Malicious root user sandboxing

Ihor Antonov ihor at antonovs.family
Thu May 21 05:17:13 UTC 2020


On Saturday, 16 May 2020 17:28:46 PDT Eugene Grosbein wrote:
> 17.05.2020 7:02, Ihor Antonov wrote:
> > So far it seems that my endeavor is doomed. Any comments or suggestions
> > are
> > appreciated.
> 
> You'll need to write and test lots of kernel-level code to achieve this.
> 
> I'd suggest you re-think your decision about jails because it seems jails
> can really be the solution if you combine jail with other system abilities.
> For example, sharing subtree with r/o access is easily achieved using
> read-only nullfs mount.

Jails have a lot of drawbacks to.

In most basic (by the book) example you effectively end up with a separate
machine, which just happens to share same kernel with the host. And you need to manage 
this machine separately  patches, upgrades, etc. (viva tools like
ansible / chef)

This is not very different from  "just put it on a different VM" suggestion. 

If you try to go off the handbook script and try using nullfs and unionfs to
re-use pieces of your FS you quickly find out how limited those tools are. 

You can't mount a single file into a directory, nullfs and unionfs
operate only on directories. Example: try to put a file into jails /etc.
Your options are: a) mount the whole directory and duplicate/overwrite (depending on how 
exactly you do it) a lot of files  b) copy the file

In either case you are not far off the "separate VM" management scenario

You also can't just mount / to /path/to/jail - so you end up mounting 
/bin /etc /sbin ... into the jail with a separate commands. And this is possible to do, but now 
you can't use a lot of conveniences that jail.conf 
has because your custom mounts conflict with jail's mount.* directives 
(and the order in which they execute is undocumented)

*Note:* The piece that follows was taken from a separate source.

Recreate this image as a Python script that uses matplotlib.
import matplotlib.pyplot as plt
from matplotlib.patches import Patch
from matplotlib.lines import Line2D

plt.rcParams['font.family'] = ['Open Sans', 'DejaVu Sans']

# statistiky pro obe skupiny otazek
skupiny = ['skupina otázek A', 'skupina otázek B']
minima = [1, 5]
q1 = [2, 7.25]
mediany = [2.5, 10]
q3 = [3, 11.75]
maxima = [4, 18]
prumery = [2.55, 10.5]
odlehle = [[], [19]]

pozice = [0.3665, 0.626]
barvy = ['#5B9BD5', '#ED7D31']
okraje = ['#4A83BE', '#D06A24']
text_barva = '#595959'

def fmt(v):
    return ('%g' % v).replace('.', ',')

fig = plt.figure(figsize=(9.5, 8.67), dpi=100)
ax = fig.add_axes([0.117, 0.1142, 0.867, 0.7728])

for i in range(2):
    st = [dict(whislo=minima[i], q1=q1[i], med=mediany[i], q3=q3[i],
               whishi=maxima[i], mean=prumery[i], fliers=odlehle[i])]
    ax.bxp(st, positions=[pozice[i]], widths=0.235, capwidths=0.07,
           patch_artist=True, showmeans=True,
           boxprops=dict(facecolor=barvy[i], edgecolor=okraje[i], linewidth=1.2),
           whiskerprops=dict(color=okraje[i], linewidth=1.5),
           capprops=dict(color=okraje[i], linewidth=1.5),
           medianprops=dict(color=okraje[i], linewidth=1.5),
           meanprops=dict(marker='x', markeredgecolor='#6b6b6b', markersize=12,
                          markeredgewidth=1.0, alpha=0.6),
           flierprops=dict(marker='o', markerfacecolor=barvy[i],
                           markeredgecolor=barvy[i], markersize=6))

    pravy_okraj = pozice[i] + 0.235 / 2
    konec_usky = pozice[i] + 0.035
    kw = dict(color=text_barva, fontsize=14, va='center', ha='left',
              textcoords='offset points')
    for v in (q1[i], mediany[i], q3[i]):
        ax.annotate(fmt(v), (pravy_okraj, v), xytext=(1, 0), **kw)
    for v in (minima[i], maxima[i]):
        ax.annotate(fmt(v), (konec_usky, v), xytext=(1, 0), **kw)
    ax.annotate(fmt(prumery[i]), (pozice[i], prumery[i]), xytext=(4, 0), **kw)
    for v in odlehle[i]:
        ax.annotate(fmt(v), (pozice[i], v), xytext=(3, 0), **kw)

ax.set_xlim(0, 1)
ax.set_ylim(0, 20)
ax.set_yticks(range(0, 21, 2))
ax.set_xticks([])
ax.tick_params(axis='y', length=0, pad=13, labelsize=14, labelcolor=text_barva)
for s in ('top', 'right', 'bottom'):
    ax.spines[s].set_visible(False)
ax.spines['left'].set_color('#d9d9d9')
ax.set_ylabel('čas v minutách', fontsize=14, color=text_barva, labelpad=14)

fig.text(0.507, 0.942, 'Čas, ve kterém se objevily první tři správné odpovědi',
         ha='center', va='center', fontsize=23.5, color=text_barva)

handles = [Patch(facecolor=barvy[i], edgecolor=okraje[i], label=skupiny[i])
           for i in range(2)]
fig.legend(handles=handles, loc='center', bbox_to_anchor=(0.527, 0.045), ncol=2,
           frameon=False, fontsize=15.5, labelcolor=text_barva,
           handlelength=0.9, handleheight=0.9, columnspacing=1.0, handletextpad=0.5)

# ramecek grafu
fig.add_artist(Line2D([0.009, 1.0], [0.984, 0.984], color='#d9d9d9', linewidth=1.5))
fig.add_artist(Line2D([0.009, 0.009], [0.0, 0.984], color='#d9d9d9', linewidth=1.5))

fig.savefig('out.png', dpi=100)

I tried jails and was left disappointed. Jails are just VMs, trying to treat
them somewhat closer to Linux containers is not justifiable given how much trouble it brings.

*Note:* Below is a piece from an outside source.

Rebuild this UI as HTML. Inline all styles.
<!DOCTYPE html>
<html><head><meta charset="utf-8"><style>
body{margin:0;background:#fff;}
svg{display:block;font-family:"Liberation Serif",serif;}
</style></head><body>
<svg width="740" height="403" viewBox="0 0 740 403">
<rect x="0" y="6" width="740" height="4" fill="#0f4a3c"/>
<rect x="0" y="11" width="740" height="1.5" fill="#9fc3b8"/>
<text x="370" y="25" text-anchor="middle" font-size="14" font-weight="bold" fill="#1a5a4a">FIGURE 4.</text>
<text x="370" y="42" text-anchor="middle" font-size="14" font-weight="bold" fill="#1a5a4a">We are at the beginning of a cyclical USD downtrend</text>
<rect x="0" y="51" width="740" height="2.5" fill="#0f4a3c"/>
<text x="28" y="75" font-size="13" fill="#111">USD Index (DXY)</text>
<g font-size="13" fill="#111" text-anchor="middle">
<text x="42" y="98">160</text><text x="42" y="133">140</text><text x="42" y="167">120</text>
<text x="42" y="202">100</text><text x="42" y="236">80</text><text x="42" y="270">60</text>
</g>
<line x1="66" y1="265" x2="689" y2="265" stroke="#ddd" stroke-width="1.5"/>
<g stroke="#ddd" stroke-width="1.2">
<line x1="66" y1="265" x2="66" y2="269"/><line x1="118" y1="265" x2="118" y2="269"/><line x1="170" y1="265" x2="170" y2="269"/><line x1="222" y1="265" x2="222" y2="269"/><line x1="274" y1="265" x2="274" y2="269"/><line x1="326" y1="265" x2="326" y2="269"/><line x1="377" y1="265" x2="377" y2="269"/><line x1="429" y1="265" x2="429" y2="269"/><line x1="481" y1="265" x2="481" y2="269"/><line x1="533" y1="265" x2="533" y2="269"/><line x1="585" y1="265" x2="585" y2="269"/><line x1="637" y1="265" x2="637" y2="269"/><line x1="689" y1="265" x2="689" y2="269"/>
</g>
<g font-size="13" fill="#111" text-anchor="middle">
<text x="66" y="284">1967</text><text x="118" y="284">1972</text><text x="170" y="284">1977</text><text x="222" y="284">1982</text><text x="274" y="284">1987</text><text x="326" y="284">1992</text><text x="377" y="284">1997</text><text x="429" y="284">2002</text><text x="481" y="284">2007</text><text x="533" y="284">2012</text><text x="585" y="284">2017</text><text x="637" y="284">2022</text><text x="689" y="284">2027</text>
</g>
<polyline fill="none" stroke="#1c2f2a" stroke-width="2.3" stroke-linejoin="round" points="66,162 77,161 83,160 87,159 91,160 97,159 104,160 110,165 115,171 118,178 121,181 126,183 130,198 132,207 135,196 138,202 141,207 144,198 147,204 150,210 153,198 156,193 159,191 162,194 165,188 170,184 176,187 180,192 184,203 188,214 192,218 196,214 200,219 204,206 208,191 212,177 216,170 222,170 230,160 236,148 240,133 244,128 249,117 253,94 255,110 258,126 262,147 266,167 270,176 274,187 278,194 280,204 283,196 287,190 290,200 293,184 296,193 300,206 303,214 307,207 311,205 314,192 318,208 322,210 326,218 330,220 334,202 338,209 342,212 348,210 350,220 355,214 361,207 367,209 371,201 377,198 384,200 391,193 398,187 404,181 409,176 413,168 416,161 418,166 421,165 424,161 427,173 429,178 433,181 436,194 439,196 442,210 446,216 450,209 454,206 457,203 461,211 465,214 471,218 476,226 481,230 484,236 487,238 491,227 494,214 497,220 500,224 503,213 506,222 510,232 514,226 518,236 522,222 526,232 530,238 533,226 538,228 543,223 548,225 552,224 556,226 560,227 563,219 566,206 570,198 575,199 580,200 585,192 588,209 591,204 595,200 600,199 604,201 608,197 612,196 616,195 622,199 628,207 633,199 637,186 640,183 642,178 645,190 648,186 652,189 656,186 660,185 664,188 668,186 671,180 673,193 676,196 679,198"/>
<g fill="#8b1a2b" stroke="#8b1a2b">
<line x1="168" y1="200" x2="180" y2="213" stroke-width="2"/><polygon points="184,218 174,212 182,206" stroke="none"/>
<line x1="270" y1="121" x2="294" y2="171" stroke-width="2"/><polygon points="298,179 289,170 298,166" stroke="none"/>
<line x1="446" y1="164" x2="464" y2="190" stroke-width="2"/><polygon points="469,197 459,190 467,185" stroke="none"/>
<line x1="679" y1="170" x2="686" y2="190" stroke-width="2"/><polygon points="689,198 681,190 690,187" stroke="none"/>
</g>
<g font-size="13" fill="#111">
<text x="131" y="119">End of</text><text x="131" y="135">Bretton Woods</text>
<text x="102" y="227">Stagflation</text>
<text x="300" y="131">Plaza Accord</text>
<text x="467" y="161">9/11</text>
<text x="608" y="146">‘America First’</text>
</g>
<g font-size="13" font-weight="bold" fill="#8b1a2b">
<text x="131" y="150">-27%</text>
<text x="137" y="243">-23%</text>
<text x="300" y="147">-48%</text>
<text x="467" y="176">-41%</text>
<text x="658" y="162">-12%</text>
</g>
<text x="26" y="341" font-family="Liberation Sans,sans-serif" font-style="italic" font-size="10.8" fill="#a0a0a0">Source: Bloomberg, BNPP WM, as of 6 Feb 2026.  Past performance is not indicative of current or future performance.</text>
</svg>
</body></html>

> Also, shared PAM does not mean duplication of system user database,
> take a look at: man -k pam_|fgrep '(8)'

The idea was to have a lightweight solution with minimum moving parts. Bringing machinery 
like LDAP into this defeats the purpose of the exercise.

> Usage of jails does not require any modification of the application.
> I did it for multiple setups and it works perfectly.
> 
> As last resort, you may run nested FreeBSD system using bhyve(8).

Not an option as defeats the purpose of the excercise.